Raise your hand if you are reading this and you live in an Amazon Jungle or Alaska. If you are raising your hand right now, skip to the next article. If you are NOT raising your hand right now, keep reading… You likely don’t need the full off-road capability of a traditional Range Rover. I am guessing that your daily commute involves beautifully paved roads and well manicured lawns to go beside them. And that is why Land Rover gave birth to their newest creation, the Velar. The engineering team was given a clean slate to produce a luxury SUV for the road. The Velar still has Land Rover DNA for getting you out of sticky situations, but it is first and foremost an on-road vehicle versus its older brothers, the Range Rover and Range Rover Sport. Editors Note: The Evoque isn’t mentioned here, because it is technically a crossover.
The Velar offers a comparatively supple ride and limited body roll as you go around a tight corner. You also, don’t tower over vehicles on the road as much, which in my opinion is a good thing. My test vehicle offered three ride heights for city driving and limited off-road use. But because the Velar is design for high speed driving on tarmacs, the SUV will lower itself at high speeds in order to improve its aerodynamic design. This both increases fuel economy and stability of the vehicle.
There are a number of other unusual aerodynamic features, unusual for Land Rover anyway, that have made its mark on the Velar. My two favorites are the pop out door handles and a dynamic rear spoiler. Both of these items are traditionally reserved for high-end sports cars, but they are extra special when seen on an everyday luxury SUV. The door handles remain hidden within the body in order to maintain a sleek appearance (and improved aerodynamics) when the car is parked or in motion. But as you approach the car with your key in your pocket, the door handles magically pop out to greet you.

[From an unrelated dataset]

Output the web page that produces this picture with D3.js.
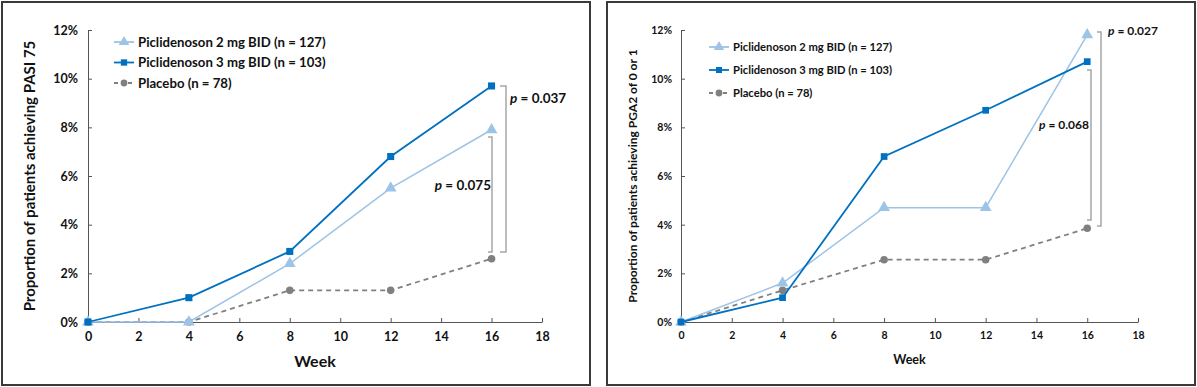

Once inside you are then greeted by the Range Rover design team with an all new interior. Three custom configurable screens on the dash and center console control near every aspect of the vehicle. Preferences and settings are controlled by either touching the screen or using the steering wheel controls – these controls have been enhanced over the Velar’s older siblings. The Range Rover team replaced the buttons on the steering wheel with a pressure sensitive light up pad, which allows you tap or swipe. As an example, turning up the music is more intuitive because you simply swipe your thumb in a circular motion left or right to change the volume. The only traditional controls on the vehicle are your window buttons, mirror buttons, turn signals, and a small volume knob. Even the gear selector is extra special, with a rotary dial to change from park to reverse to drive.
As you would expect from a Range Rover, the seats were dressed in ultra-soft leather and are available with cooling, heating, and massaging elements interested into them.
The Velar is priced slightly below the Range Rover Sport. Not because it is any less of a vehicle – the Velar is actually a better on-road vehicle than the Sport in my opinion. Land Rover was able to save you a few pennies because the Velar doesn’t need the advanced off-road capabilities of its older brother. It doesn’t need locking differentials and a low-speed transfer case for example.
So unless you typically have an African giraffes crossing the road on your way to work, my pick for the best everyday Range Rover is the Velar.